We’ve all heard it. Stop Stressing. Just Relax. Take a Holiday.
People with infertility have heard it all. But what happens when we tell someone with infertility to stop stressing?
The answer is, it makes it worse.
The stress of infertility has been shown to be comparable to the stress a women experiences when she has a cancer diagnosis, heart disease or AIDS. It’s a considerable amount of stress.
AND nobody with infertility wishes to be stressed, and they are no doubt acutely aware that stress is not beneficial to them, but to tell someone with infertility to stop stressing is like telling a fish to stop swimming. It isn’t going to happen.
There is a concept called amplification, which comes about when we perceive emotions as negative, and therefore might feel guilty or shamed for having them, and in our desperation to make ourselves feel better and try to stop experiencing these emotions, we bury them to the side without fully exploring them, instead of exploring them and accepting them, and end up amplifying those feelings and making them worse.
So then what?
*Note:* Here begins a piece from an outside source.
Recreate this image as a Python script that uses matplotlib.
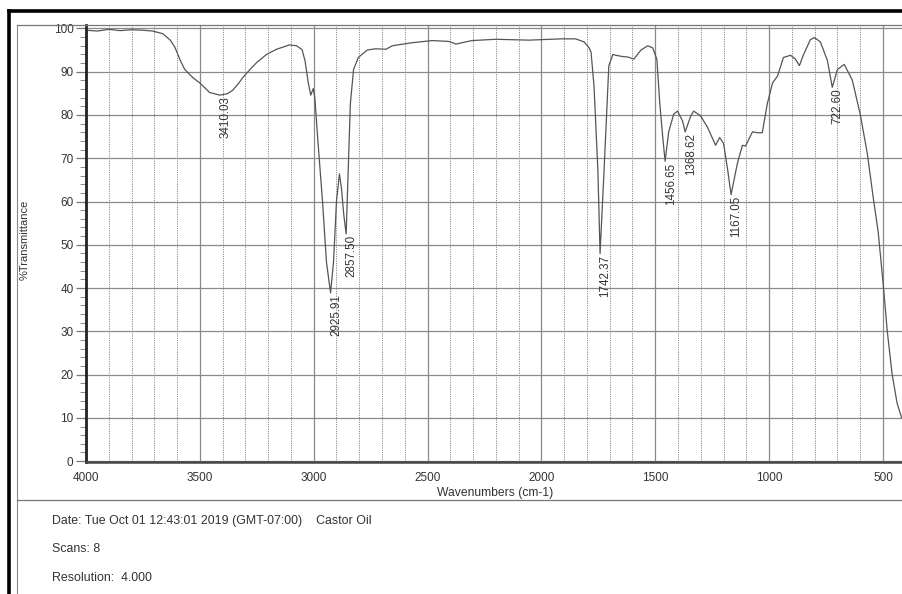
import matplotlib
matplotlib.use("Agg")
import matplotlib.pyplot as plt
from matplotlib.lines import Line2D
from matplotlib.ticker import MultipleLocator

plt.rcParams['font.family'] = ['Liberation Sans', 'DejaVu Sans']

# espectro IR (lecturas de la figura)
wavenumber = [4000, 3950, 3900, 3850, 3800, 3750, 3707, 3663, 3630, 3610, 3585, 3566,
              3530, 3500, 3457, 3413, 3380, 3356, 3330, 3312, 3280, 3251, 3207, 3163,
              3106, 3075, 3051, 3038, 3024, 3013, 3002, 2995, 2983, 2961, 2944, 2926,
              2913, 2900, 2887, 2878, 2868, 2857.5, 2848, 2839, 2825, 2804, 2765, 2730,
              2682, 2655, 2568, 2480, 2406, 2375, 2305, 2200, 2055, 1911, 1850, 1813,
              1790, 1782, 1769, 1752, 1742.4, 1725, 1712, 1704, 1686, 1673, 1642, 1620,
              1594, 1563, 1533, 1511, 1493, 1480, 1467, 1456.7, 1441, 1419, 1402, 1380,
              1368.6, 1344, 1331, 1301, 1270, 1235, 1217, 1200, 1182, 1167, 1139, 1117,
              1104, 1073, 1051, 1030, 1008, 985, 963, 937, 906, 884, 867, 850, 819, 801,
              775, 744, 722.6, 700, 670, 635, 600, 569, 543, 521, 499, 481, 460, 438, 418]
transmittance = [99.6, 99.4, 99.8, 99.5, 99.7, 99.6, 99.4, 98.8, 97.3, 95.7, 92.5, 90.5,
                 88.6, 87.4, 85.2, 84.6, 84.9, 85.7, 87.3, 88.6, 90.5, 92.1, 94.0, 95.2,
                 96.2, 96.0, 95.1, 92.5, 87.5, 84.6, 86.1, 84.0, 75.0, 59.8, 46.0, 38.9,
                 46.0, 60.0, 66.4, 63.0, 57.0, 52.5, 68.0, 82.6, 90.5, 93.3, 95.0, 95.3,
                 95.2, 96.0, 96.7, 97.2, 97.0, 96.4, 97.2, 97.5, 97.3, 97.6, 97.6, 96.9,
                 95.5, 94.5, 86.7, 67.3, 48.0, 67.0, 82.0, 91.4, 94.0, 93.8, 93.5, 93.4,
                 92.9, 95.0, 96.0, 95.5, 92.9, 82.6, 74.8, 69.3, 76.1, 80.2, 80.9, 78.6,
                 76.1, 79.8, 80.9, 79.8, 77.1, 73.0, 74.8, 73.4, 67.3, 61.6, 68.9, 73.0,
                 72.8, 76.1, 75.9, 75.9, 82.6, 87.4, 89.0, 93.3, 93.8, 92.9, 91.4, 93.8,
                 97.4, 97.9, 96.9, 92.6, 86.4, 90.5, 91.7, 88.1, 80.2, 71.2, 61.0, 53.0,
                 40.9, 30.0, 20.2, 13.4, 10.0]

peak_wn = [3410.03, 2925.91, 2857.50, 1742.37, 1456.65, 1368.62, 1167.05, 722.60]
peak_t = [84.6, 38.9, 52.5, 48.0, 69.3, 76.1, 61.6, 86.4]

info_lines = ["Date: Tue Oct 01 12:43:01 2019 (GMT-07:00)    Castor Oil",
              "Scans: 8",
              "Resolution:  4.000"]

W, H = 903, 594
fig = plt.figure(figsize=(W / 100, H / 100), dpi=100)
fig.patch.set_facecolor('white')


def fx(px):
    return px / W


def fy(py):
    return 1 - py / H


ax = fig.add_axes([fx(86), fy(462), fx(903) - fx(86), fy(25) - fy(462)])
ax.plot(wavenumber, transmittance, color='#555555', lw=0.9)
ax.set_xlim(4000, 412)
ax.set_ylim(-0.2, 100.8)

ax.xaxis.set_major_locator(MultipleLocator(500))
ax.xaxis.set_minor_locator(MultipleLocator(100))
ax.yaxis.set_major_locator(MultipleLocator(10))
ax.yaxis.set_minor_locator(MultipleLocator(2))

ax.grid(which='major', color='#8a8a8a', lw=0.9)
ax.grid(which='minor', axis='x', color='#8a8a8a', lw=0.7, ls=(0, (1.2, 1.2)))

ax.tick_params(axis='x', which='both', length=0, pad=7, labelsize=8.5, labelcolor='#333333')
ax.tick_params(axis='y', which='major', length=7, width=0.9, color='#777777', pad=2,
               labelsize=8.5, labelcolor='#333333')
ax.tick_params(axis='y', which='minor', length=4, width=0.7, color='#888888')

ax.spines['left'].set_linewidth(2.0)
ax.spines['left'].set_color('#222222')
ax.spines['bottom'].set_linewidth(1.8)
ax.spines['bottom'].set_color('#444444')
ax.spines['top'].set_linewidth(0.9)
ax.spines['top'].set_color('#777777')
ax.spines['right'].set_visible(False)

for wn, t in zip(peak_wn, peak_t):
    ax.annotate(f"{wn:.2f}", xy=(wn, t), xytext=(4, -1), textcoords='offset points',
                rotation=90, ha='center', va='top', fontsize=8.4, color='#333333')

fig.text(fx(25), fy(240), "%Transmittance", rotation=90, ha='center', va='center',
         fontsize=8, color='#333333')
fig.text(fx(495), fy(493), "Wavenumbers (cm-1)", ha='center', va='center',
         fontsize=8.7, color='#333333')

for i, line in enumerate(info_lines):
    fig.text(fx(52), fy(521 + i * 28.5), line, ha='left', va='center',
             fontsize=8.9, color='#333333')

# marco de la hoja
fig.add_artist(Line2D([fx(9), fx(9)], [fy(11), 0], color='black', lw=2.6))
fig.add_artist(Line2D([fx(9), 1], [fy(11), fy(11)], color='black', lw=2.6))
fig.add_artist(Line2D([fx(17), fx(17)], [fy(25), 0], color='#888888', lw=0.8))
fig.add_artist(Line2D([fx(17), fx(86)], [fy(25), fy(25)], color='#777777', lw=0.9))
fig.add_artist(Line2D([fx(17), 1], [fy(500), fy(500)], color='#777777', lw=0.9))

fig.savefig("out.png", dpi=100)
Well, it’s all about getting better at understanding, accepting and managing stress NOT ‘stopping stressing’.
And what can friends and family do?
Below are five things loved ones can do to help loved ones cope with the stress of infertility and #flipthescript from saying “just relax” to engaging in more positive actions and words:
Don’t give your advice.
Fertility warriors are notorious for researching and studying and no doubt heard all the tales out there about people who miraculously fell pregnant, ways to fall pregnant and things to try. So please be there to support them, but don’t offer advice. They don’t want it.
Please stop talking about your children.
Regardless of whether you talk about them in a positive or negative light, it’s not helpful, and it just serves as another reminder of what they can’t have. And yes, they would give their right arm for tantrums, sleepless nights and poop explosions.
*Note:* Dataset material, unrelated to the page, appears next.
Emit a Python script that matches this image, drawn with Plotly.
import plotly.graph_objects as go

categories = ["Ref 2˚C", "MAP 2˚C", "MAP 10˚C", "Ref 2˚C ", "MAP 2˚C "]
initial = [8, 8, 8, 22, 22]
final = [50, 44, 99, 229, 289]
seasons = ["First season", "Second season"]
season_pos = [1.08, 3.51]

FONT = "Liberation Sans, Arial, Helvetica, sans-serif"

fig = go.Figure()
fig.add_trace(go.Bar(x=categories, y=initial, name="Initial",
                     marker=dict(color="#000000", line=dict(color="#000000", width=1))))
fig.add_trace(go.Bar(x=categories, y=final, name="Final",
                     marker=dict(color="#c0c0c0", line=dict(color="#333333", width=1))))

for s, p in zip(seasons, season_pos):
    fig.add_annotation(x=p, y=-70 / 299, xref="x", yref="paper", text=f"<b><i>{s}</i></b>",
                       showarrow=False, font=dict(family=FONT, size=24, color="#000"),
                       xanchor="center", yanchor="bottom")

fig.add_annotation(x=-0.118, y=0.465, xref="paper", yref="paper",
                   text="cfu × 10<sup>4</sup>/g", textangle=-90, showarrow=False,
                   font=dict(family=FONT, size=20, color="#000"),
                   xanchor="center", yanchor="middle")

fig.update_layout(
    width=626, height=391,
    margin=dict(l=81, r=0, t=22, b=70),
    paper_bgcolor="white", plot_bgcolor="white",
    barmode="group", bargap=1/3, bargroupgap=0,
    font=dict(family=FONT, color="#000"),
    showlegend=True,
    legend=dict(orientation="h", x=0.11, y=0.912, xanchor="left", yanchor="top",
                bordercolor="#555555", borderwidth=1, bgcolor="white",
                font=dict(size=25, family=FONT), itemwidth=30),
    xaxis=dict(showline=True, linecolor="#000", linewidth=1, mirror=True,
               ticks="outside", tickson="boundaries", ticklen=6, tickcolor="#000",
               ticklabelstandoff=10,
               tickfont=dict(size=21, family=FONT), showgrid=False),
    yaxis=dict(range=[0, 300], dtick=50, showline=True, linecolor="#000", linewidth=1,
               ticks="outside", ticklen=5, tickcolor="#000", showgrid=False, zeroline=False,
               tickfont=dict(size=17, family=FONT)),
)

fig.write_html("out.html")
Don’t ask too many questions.
It can be really fascinating (and confusing), but it can also be downright awkward to talk about fertility treatments, as some of it can be fairly graphic, and inevitably the conversation leads to what date your loved one will find out whether their cycle has been successful or not. But that’s something they might like to keep private. So although it shows you care, and they appreciate you trying to understand and asking, it can also lead to awkward moments when people don’t wish to discuss results and the intricate details of their cycle with you.
Buy a Gift.
There are some wonderful things that you can buy a loved one with infertility, that can help them manage their stress, and also help you show them that you care. You can refer to this post with a list of gifts, but some really nice things to buy that help are warm socks, nice PJ’s and anything pineapple.
Bring Food.
Isn’t food a wonderful ice breaker and way to show someone that you care without having to use words. It’s almost like a universal language of love and can bring great comfort in any stressful life situation.
So, this year, let’s stop telling people to stop stressing, just relax or take a holiday, and instead, take meaningful action, to help our loved ones cope with the intense emotional toll that infertility brings.